--- begin Records shown ---

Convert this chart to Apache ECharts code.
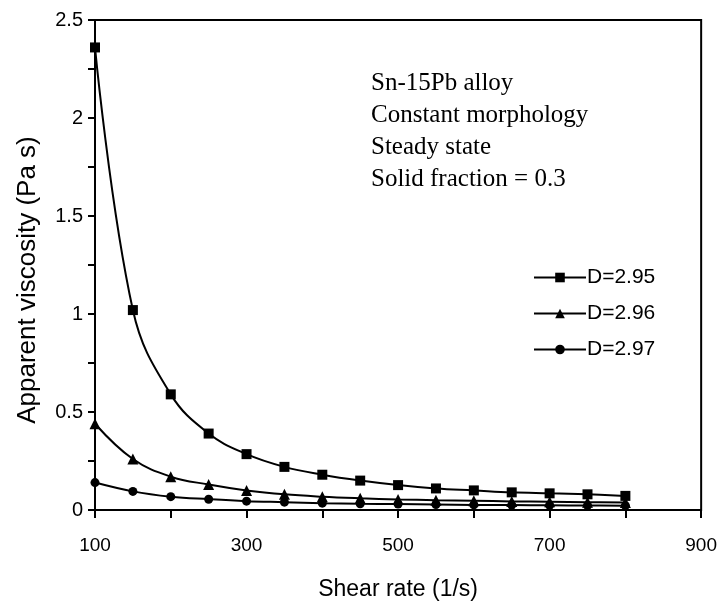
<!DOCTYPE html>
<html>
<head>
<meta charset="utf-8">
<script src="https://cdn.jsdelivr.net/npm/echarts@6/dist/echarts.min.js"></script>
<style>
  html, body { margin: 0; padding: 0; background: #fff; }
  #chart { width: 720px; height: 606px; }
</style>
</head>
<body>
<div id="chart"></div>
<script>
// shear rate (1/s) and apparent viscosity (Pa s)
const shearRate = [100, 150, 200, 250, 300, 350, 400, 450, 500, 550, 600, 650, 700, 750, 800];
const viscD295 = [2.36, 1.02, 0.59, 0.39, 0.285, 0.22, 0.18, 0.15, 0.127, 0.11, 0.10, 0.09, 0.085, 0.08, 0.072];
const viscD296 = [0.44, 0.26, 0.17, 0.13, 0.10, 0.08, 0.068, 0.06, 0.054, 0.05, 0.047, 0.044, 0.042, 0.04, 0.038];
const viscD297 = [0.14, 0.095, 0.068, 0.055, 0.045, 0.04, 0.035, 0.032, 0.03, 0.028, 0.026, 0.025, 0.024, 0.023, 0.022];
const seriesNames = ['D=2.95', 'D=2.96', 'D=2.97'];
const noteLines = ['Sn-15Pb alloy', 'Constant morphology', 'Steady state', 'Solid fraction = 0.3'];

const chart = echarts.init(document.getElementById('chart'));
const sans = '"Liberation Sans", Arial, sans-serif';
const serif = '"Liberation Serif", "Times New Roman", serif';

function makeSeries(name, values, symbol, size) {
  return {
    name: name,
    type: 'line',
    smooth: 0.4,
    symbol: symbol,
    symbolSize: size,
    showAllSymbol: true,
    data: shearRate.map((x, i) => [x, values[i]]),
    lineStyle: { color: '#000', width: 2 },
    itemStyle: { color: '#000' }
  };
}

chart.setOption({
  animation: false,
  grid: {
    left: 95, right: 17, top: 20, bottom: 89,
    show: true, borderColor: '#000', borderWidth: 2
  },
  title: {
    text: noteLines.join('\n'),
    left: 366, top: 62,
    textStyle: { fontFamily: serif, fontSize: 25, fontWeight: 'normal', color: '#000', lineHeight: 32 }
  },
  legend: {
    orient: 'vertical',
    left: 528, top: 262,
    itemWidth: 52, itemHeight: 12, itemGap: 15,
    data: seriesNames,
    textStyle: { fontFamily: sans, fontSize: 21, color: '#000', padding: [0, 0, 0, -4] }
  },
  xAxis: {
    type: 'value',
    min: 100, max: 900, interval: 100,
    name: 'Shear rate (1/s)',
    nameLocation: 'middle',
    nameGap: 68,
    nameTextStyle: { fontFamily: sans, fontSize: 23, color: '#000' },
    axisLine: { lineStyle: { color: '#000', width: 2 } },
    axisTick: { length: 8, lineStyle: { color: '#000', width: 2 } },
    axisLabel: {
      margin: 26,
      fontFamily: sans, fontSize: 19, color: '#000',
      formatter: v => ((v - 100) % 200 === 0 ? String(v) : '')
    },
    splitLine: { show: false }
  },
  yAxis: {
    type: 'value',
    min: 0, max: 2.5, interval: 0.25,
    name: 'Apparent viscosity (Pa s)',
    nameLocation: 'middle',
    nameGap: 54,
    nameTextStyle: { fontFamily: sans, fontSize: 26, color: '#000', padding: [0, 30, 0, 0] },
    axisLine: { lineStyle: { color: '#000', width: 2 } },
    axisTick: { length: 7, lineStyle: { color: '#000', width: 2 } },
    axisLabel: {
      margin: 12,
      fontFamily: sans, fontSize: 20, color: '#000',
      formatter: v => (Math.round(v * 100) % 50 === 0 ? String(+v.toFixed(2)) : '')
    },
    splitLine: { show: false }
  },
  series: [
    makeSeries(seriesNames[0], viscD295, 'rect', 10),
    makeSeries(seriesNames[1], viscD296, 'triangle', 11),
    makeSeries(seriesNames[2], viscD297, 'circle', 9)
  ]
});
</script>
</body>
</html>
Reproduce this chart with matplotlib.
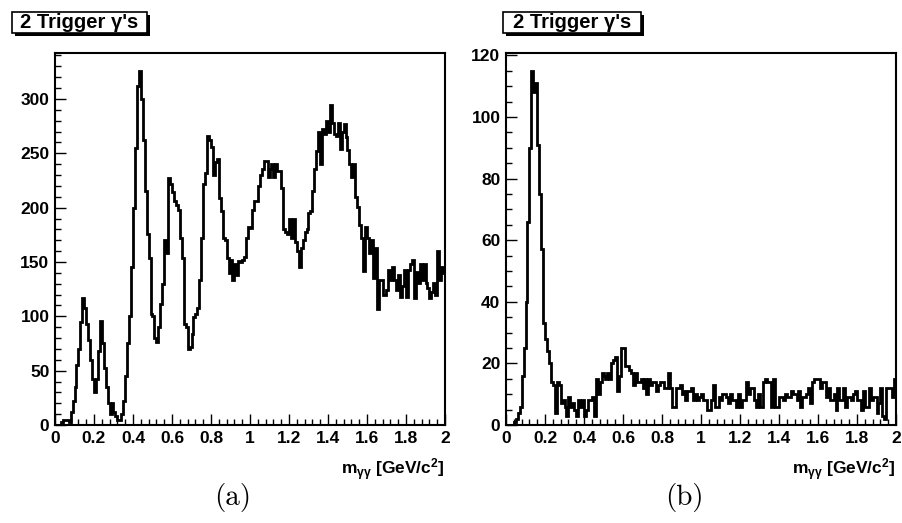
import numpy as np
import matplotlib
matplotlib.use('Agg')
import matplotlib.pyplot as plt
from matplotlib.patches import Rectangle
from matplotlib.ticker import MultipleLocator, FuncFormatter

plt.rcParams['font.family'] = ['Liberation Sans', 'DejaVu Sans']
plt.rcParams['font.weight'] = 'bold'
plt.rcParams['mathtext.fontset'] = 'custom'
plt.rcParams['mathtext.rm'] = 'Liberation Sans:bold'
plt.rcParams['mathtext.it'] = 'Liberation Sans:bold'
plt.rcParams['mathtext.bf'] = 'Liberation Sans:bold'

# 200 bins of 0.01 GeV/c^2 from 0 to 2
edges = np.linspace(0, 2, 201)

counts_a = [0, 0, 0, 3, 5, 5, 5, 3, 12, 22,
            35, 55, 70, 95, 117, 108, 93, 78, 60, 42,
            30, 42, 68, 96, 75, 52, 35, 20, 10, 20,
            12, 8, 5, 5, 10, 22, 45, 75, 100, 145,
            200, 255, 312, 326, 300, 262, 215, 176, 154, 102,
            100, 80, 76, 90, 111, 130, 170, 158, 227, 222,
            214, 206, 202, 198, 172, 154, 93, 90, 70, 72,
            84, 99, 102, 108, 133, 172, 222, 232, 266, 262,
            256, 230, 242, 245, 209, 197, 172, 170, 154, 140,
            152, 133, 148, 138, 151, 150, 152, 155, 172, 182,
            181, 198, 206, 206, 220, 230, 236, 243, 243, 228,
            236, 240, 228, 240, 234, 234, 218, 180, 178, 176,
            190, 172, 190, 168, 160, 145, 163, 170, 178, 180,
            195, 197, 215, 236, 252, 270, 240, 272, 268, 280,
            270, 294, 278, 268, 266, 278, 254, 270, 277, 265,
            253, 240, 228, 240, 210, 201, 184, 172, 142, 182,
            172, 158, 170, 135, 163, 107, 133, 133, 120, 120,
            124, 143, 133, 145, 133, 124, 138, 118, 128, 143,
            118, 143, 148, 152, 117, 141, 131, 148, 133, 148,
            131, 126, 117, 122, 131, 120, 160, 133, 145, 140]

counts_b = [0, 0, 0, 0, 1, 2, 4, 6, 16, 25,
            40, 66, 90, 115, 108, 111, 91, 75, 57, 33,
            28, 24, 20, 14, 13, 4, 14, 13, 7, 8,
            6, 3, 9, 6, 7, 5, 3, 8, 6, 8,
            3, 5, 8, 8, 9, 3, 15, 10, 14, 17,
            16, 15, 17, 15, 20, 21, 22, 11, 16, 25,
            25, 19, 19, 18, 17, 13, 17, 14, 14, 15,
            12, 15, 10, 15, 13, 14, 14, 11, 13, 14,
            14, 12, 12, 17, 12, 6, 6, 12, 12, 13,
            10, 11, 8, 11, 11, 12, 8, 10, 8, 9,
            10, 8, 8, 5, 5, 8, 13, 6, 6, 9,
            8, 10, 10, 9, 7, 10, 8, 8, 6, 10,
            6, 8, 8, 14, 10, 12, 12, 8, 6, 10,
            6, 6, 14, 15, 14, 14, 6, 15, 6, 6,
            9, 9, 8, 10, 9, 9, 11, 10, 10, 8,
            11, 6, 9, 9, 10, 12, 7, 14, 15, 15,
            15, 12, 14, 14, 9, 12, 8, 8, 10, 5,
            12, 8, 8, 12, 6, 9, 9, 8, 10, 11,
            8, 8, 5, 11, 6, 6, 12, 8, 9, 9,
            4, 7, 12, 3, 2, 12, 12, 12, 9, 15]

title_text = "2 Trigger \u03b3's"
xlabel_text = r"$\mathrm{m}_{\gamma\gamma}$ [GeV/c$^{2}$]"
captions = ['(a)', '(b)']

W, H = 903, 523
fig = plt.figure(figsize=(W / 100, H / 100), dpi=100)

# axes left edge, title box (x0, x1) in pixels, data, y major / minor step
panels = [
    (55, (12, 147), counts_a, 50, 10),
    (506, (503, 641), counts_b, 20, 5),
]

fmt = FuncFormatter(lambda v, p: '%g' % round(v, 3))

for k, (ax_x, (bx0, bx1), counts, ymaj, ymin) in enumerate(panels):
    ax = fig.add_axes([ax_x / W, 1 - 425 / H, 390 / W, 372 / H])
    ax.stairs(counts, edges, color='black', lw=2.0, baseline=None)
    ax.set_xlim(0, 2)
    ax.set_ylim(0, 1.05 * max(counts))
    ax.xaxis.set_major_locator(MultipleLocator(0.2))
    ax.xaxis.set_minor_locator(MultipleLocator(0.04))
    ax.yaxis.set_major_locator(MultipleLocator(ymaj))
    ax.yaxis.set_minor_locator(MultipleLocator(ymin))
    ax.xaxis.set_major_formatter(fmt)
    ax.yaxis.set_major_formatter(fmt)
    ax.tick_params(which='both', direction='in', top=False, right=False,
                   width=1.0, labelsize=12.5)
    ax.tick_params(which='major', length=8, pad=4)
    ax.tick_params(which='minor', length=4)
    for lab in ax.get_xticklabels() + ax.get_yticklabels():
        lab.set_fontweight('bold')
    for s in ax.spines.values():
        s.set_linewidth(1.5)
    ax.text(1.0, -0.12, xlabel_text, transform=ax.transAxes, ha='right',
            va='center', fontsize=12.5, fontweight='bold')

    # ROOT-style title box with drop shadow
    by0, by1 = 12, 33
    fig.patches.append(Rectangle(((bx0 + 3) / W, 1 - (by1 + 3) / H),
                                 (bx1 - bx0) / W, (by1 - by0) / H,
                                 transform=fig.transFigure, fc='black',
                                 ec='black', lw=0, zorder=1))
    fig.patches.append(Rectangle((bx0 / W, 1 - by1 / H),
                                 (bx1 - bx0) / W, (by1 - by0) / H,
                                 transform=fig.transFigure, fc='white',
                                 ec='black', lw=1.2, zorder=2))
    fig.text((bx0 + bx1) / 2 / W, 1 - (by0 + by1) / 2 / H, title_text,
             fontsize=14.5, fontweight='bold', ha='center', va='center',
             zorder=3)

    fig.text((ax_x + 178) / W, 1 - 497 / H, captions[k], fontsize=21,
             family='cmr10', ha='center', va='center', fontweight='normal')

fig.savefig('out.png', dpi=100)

--- end Records shown ---

- _Set task_: Show, from the listing above, each line that contains the word "matplotlib".

- _Answer for this exercise_:
Reproduce this chart with matplotlib.
import matplotlib
matplotlib.use('Agg')
import matplotlib.pyplot as plt
from matplotlib.patches import Rectangle
from matplotlib.ticker import MultipleLocator, FuncFormatter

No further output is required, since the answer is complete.